To the original owners, it is little more than clutter to be discarded. But to the fans who pay over the odds for the detritus of celebrity life it is precious beyond reason. Now, new research claims to explain why.

Fans bidding to get their hands on cast-off rock guitars, once-worn dresses and even old spectacle frames are hoping that a little of that megastar magic might rub off on them. Social scientists at Yale University have dubbed the phenomenon "celebrity contagion" and believe it outweighs other factors, from emotional to financial, that prompt bidders to spend record sums on items as seemingly obscure as the Walther air pistol held by Sean Connery to publicise the 1963 James Bond film From Russia With Love, which fetched a record £277,250 at auction last year.

Indeed, the cult of celebrity is being credited for fuelling the vibrant market in superstar memorabilia that has sprung up during the past two decades. Neil Roberts, head of popular culture at Christie's, said yesterday: "It's big business now.

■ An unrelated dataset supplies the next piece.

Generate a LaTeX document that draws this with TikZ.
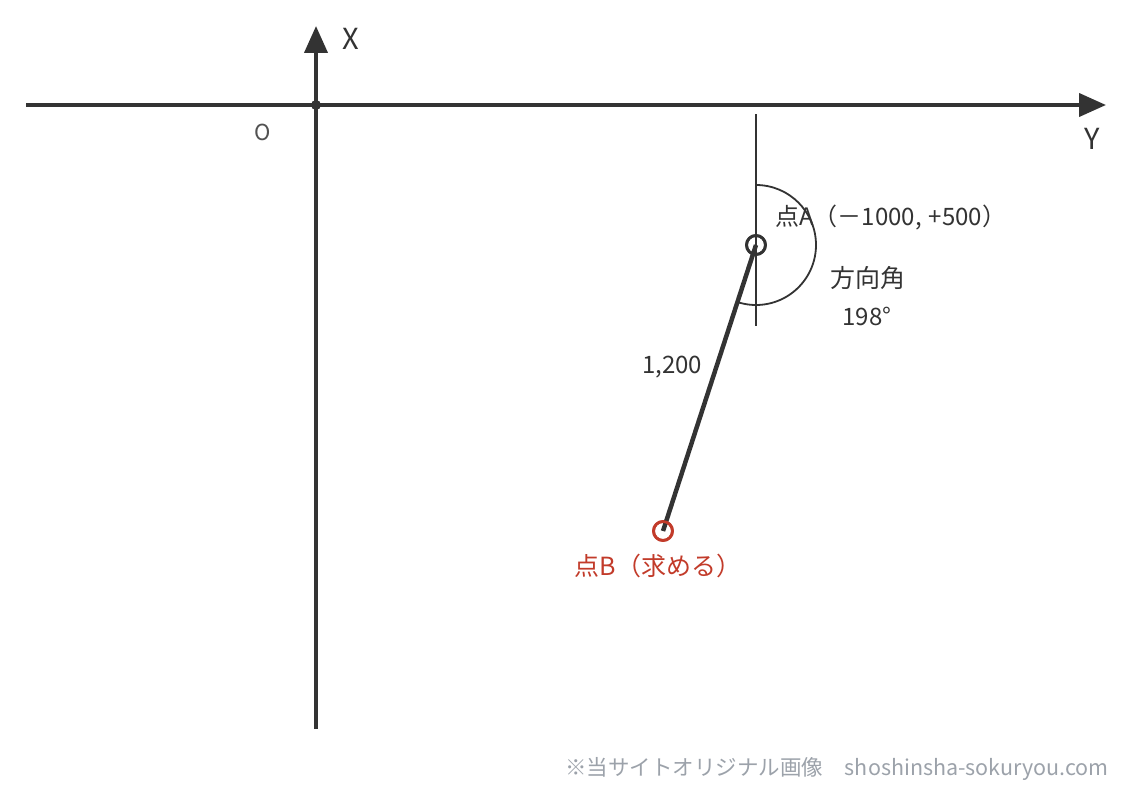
\documentclass[tikz,border=0pt]{standalone}
\usepackage{fontspec}
\setmainfont{Noto Sans CJK JP}
\usetikzlibrary{arrows.meta}
\definecolor{ink}{HTML}{333333}
\definecolor{redc}{HTML}{C23B2A}
\definecolor{wm}{HTML}{9CA2AA}
\tikzset{
  axis/.style={draw=ink, line width=4pt, -{Triangle[length=27pt,width=23pt]}},
  lbl/.style={text=ink, font=\fontsize{24}{28}\selectfont, inner sep=0pt},
  axl/.style={text=ink, font=\fontsize{29}{32}\selectfont, inner sep=0pt},
  thin/.style={draw=ink, line width=1.8pt},
}
\begin{document}
\begin{tikzpicture}[x=1pt,y=-1pt]
\useasboundingbox (0,0) rectangle (1126,792);
% axes
\coordinate (hL) at (26,105);
\coordinate (hR) at (1106,105);
\coordinate (vB) at (316,729);
\coordinate (vT) at (316,26);
\node[circle, fill=ink, inner sep=0pt, minimum size=10pt] (O) at (316,105) {};
\draw[axis] (hL) -- (hR);
\draw[axis] (vB) -- (vT);
\node[axl] (xl) at (351,39) {X};
\node[axl] (yl) at (1092,139) {Y};
\node[lbl, font=\fontsize{22}{24}\selectfont, text=ink!85] (ol) at (263,132) {O};
% north line at A
\coordinate (nT) at (756,114);
\coordinate (nB) at (756,326);
\draw[thin] (nT) -- (nB);
% arc
\draw[thin] (756,185) arc[start angle=-90, end angle=108, radius=60];
% A and B
\node[circle, draw=ink, line width=2.8pt, minimum size=19pt, inner sep=0pt] (A) at (756,245) {};
\node[circle, draw=redc, line width=2.8pt, minimum size=19pt, inner sep=0pt] (B) at (663,531) {};
\draw[draw=ink, line width=4.5pt] (A.center) -- (B.center);
\node[circle, draw=ink, line width=2.8pt, minimum size=19pt, inner sep=0pt] at (756,245) {};
\node[circle, draw=redc, line width=2.8pt, minimum size=19pt, inner sep=0pt] at (663,531) {};
% labels
\node[lbl, anchor=west] (al) at (775,218) {点A（－1000,\hspace{7pt}+500）};
\node[lbl, font=\fontsize{25}{28}\selectfont] (dir) at (868,278) {方向角};
\node[lbl] (deg) at (867,316) {198°};
\node[lbl] (len) at (672,367) {1,200};
\node[lbl, text=redc, font=\fontsize{25}{28}\selectfont] (bl) at (658,566) {点B（求める）};
\node[lbl, text=wm, anchor=east, font=\fontsize{21.5}{24}\selectfont] (wmk) at (1109,769) {※当サイトオリジナル画像　shoshinsha-sokuryou.com};
\end{tikzpicture}
\end{document}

There are many professional dealers out there."

George Newman, a psychologist at Yale who co-wrote the study, due to be published in the Journal of Consumer Research, said he had been "surprised by the degree to which contagion plays a role [in boosting what someone will bid for an item]".

He added: "When a person comes into physical contact with an item there's some transfer of a person's moral or psychological characteristic – some transfer of their essence. People see an object as containing some remnant of that individual."

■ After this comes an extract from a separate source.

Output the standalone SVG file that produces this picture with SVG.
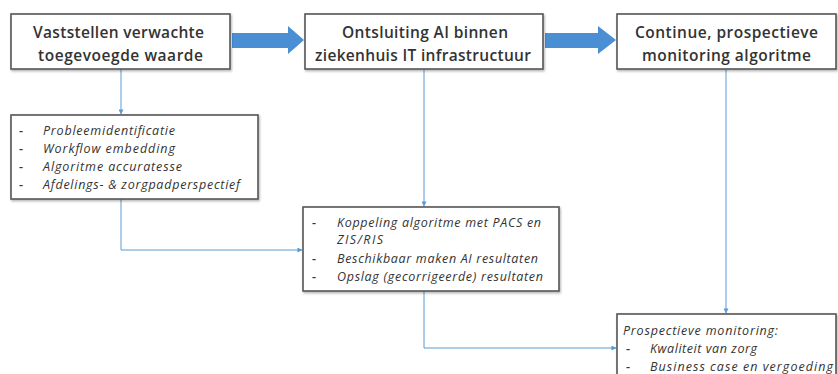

According to the study, an object is most likely to fetch serious money if it retains the "celebrity's essence", meaning that a dress that has been dry cleaned would be worth less.

Somewhat bizarrely, there is even a market for replicas, as demonstrated by Fender's mass-produced Signature Series of guitars. Professor Newman cited the "law of similarity": broadly, a belief that things which resemble each other have similar powers. "Cultural practices such as burning voodoo dolls to harm one's enemies are consistent with a belief in the law of similarity. An identical Clapton guitar replica, with all of the dents and scratches, may serve as such a close proxy to Clapton's original guitar that it is in some way confused for the real thing. Of course, the replica is worth far less than the actual guitar that he played, but it still appears to be getting a significant amount of value for its similarity," he added.

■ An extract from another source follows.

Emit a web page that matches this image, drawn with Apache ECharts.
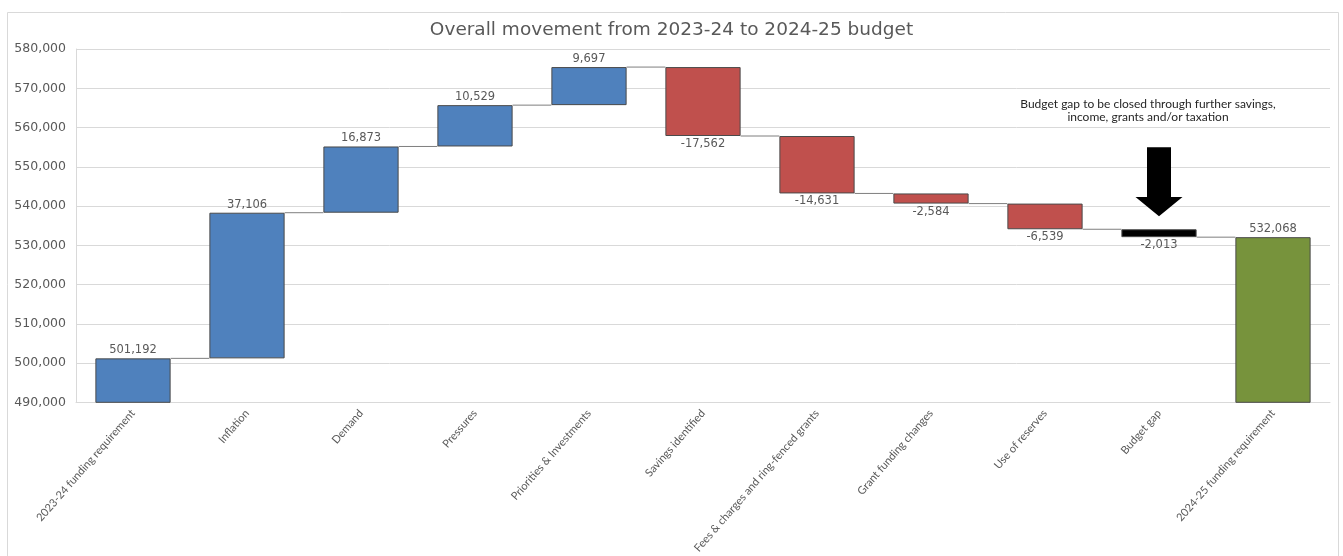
<!DOCTYPE html>
<html>
<head>
<meta charset="utf-8">
<script src="https://cdn.jsdelivr.net/npm/echarts@6/dist/echarts.min.js"></script>
<style>
  html, body { margin: 0; padding: 0; background: #ffffff; }
  #chart { width: 1343px; height: 556px; }
</style>
</head>
<body>
<div id="chart"></div>
<script>
// Budget movement steps, in £000s
const categories = [
  '2023-24 funding requirement',
  'Inflation',
  'Demand',
  'Pressures',
  'Priorities & Investments',
  'Savings identified',
  'Fees & charges and ring-fenced grants',
  'Grant funding changes',
  'Use of reserves',
  'Budget gap',
  '2024-25 funding requirement'
];
const changes = [501192, 37106, 16873, 10529, 9697, -17562, -14631, -2584, -6539, -2013, 532068];
const kinds = ['start', 'up', 'up', 'up', 'up', 'down', 'down', 'down', 'down', 'gap', 'end'];

// Value axis range and tick step
const yMin = 490000;
const yMax = 580000;
const yStep = 10000;

// Annotation arrow above the budget gap bar (value-axis positions)
const arrowTopValue = 555000;
const arrowHeadValue = 542300;
const arrowTipValue = 537400;
const noteTopValue = 567600;
const noteText = 'Budget gap to be closed through further savings,\nincome, grants and/or taxation';

const colours = { start: '#4F81BD', up: '#4F81BD', down: '#C0504D', gap: '#000000', end: '#77933C' };
const FONT = 'Lato, sans-serif';
const WIDE_FONT = '"DejaVu Sans", sans-serif';
const BAR_RATIO = 0.66;

// Build stacked waterfall pieces: invisible base + visible step
const baseVals = [];
const stepVals = [];
const runEnds = [];
let running = 0;
changes.forEach((c, i) => {
  if (kinds[i] === 'start' || kinds[i] === 'end') {
    running = c;
    baseVals.push(0);
    stepVals.push(c);
  } else {
    const prev = running;
    running = prev + c;
    baseVals.push(Math.min(prev, running));
    stepVals.push(Math.abs(c));
  }
  runEnds.push(running);
});

const fmt = v => v.toLocaleString('en-US');

const stepData = stepVals.map((v, i) => ({
  value: v,
  itemStyle: { color: colours[kinds[i]] },
  label: {
    position: (kinds[i] === 'down' || kinds[i] === 'gap') ? 'bottom' : 'top',
    formatter: () => fmt(changes[i])
  }
}));

const connectorData = runEnds.slice(0, -1).map((v, i) => [i, v]);

const chart = echarts.init(document.getElementById('chart'), null, { renderer: 'canvas' });

chart.setOption({
  animation: false,
  backgroundColor: '#ffffff',
  title: {
    text: 'Overall movement from 2023-24 to 2024-25 budget',
    left: 'center',
    top: 16,
    textStyle: { fontFamily: WIDE_FONT, fontSize: 18.5, fontWeight: 'normal', color: '#595959' }
  },
  grid: { left: 76, right: 13, top: 49, bottom: 152, containLabel: false },
  xAxis: {
    type: 'category',
    data: categories,
    axisLine: { show: true, lineStyle: { color: '#d9d9d9' } },
    axisTick: { show: false },
    axisLabel: {
      interval: 0,
      rotate: 49,
      margin: 9,
      fontFamily: FONT,
      fontSize: 11,
      color: '#595959'
    }
  },
  yAxis: {
    type: 'value',
    min: yMin,
    max: yMax,
    interval: yStep,
    axisLine: { show: true, lineStyle: { color: '#d9d9d9' } },
    axisTick: { show: false },
    splitLine: { lineStyle: { color: '#d9d9d9' } },
    axisLabel: {
      margin: 10,
      fontFamily: WIDE_FONT,
      fontSize: 12.5,
      color: '#595959',
      formatter: v => fmt(v)
    }
  },
  series: [
    {
      name: 'base',
      type: 'bar',
      stack: 'waterfall',
      barWidth: (BAR_RATIO * 100) + '%',
      itemStyle: { color: 'transparent', borderColor: 'transparent' },
      emphasis: { disabled: true },
      data: baseVals,
      silent: true
    },
    {
      name: 'step',
      type: 'bar',
      stack: 'waterfall',
      barWidth: (BAR_RATIO * 100) + '%',
      itemStyle: { borderColor: '#4a4a4a', borderWidth: 1 },
      label: {
        show: true,
        distance: 2,
        fontFamily: WIDE_FONT,
        fontSize: 11.5,
        color: '#595959'
      },
      data: stepData
    },
    {
      name: 'connector',
      type: 'custom',
      silent: true,
      z: 1,
      renderItem: (params, api) => {
        const i = api.value(0);
        const v = api.value(1);
        const p0 = api.coord([i, v]);
        const p1 = api.coord([i + 1, v]);
        const half = api.size([1, 0])[0] * BAR_RATIO / 2;
        return {
          type: 'line',
          shape: { x1: p0[0] + half, y1: p0[1], x2: p1[0] - half, y2: p1[1] },
          style: { stroke: '#7f7f7f', lineWidth: 1 }
        };
      },
      data: connectorData
    }
  ]
});

// Frame, arrow and note placed through the chart's own axes
const gapIdx = kinds.indexOf('gap');
const cx = chart.convertToPixel({ xAxisIndex: 0 }, categories[gapIdx]);
const yTop = chart.convertToPixel({ yAxisIndex: 0 }, arrowTopValue);
const yHead = chart.convertToPixel({ yAxisIndex: 0 }, arrowHeadValue);
const yTip = chart.convertToPixel({ yAxisIndex: 0 }, arrowTipValue);
const yNote = chart.convertToPixel({ yAxisIndex: 0 }, noteTopValue);
const shaftHalf = 12;
const headHalf = 23.5;

chart.setOption({
  graphic: [
    {
      type: 'rect',
      silent: true,
      shape: { x: 7.5, y: 12.5, width: 1331, height: 560 },
      style: { fill: 'none', stroke: '#d9d9d9', lineWidth: 1 },
      z: 0
    },
    {
      type: 'polygon',
      silent: true,
      shape: {
        points: [
          [cx - shaftHalf, yTop], [cx + shaftHalf, yTop], [cx + shaftHalf, yHead],
          [cx + headHalf, yHead], [cx, yTip], [cx - headHalf, yHead], [cx - shaftHalf, yHead]
        ]
      },
      style: { fill: '#000000' },
      z: 10
    },
    {
      type: 'text',
      silent: true,
      x: cx - 11,
      y: yNote,
      style: {
        text: noteText,
        align: 'center',
        verticalAlign: 'top',
        fontFamily: FONT,
        fontSize: 12,
        lineHeight: 13,
        fill: '#262626'
      },
      z: 10
    }
  ]
});
</script>
</body>
</html>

One of Europe's most avid collectors, William Doyle, who lives in Ireland, said the popular appeal of celebrity memorabilia had prompted him to open an entire museum dedicated to cast-offs. He has "invested" £3m in the past six years to build up a collection that spans the black cocktail dress Audrey Hepburn wore in the 1963 film Charade to the only two garments previously owned by Grace Kelly that do not belong to the Grace Kelly Foundation. More than 350,000 people visited his Newbridge museum in Co Kildare, just south of Dublin, last year, including Judy Garland's daughter. "People are fascinated by the fact that these icons actually wore these pieces," Mr Doyle said.

Tom Fontaine, a collector of rock and pop memorabilia from Indianapolis, said he had around 2,500 pieces, including two pairs of Buddy Holly's glasses. "There is a monetary value to all this, but it's the history that's important. You're sitting on stuff that the artists were a part of. If you want the 'there', you're now 'there' when you hold these items," he added.